- Location: Highlands County, Florida
- Coordinates: 27°31′43″N 81°29′02″W﻿ / ﻿27.5286°N 81.4840°W
- Type: natural freshwater lake
- Basin countries: United States
- Max. length: 1.14 miles (1.83 km)
- Max. width: 0.97 miles (1.56 km)
- Surface area: 494 acres (200 ha)
- Max. depth: 17 ft (5 m)
- Surface elevation: 105 feet (32 m)

= Lake Sebring =

Lake in the state of Florida, United States

Lake Sebring is a natural freshwater lake in Highlands County, Florida, and located north of Sebring, Florida, and Lake Jackson. The lake is somewhat oval shaped and has a 494 acre surface area. The lake is named for Sebring's developer, George Sebring. It is a shallow muck lake with max depth of 17 ft.

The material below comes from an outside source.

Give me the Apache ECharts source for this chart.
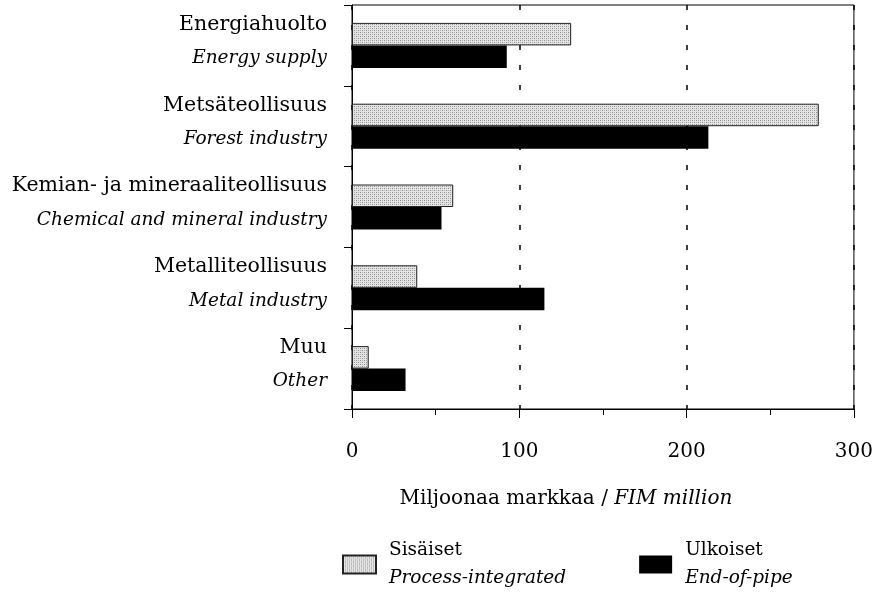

A public boat ramp, on the lake's southwest, is just off Memorial Drive. Canals connect the lake to Little Red Water Lake, to the northeast, and to Lake Jackson, to the south. Canals indirectly connect a number of area lakes to Lake Sebring. Fishing is allowed. The lake has largemouth bass, Florida gar, bowfin, Florida crappie and two types of catfish. No public swimming beaches are on Lake Sebring's shore.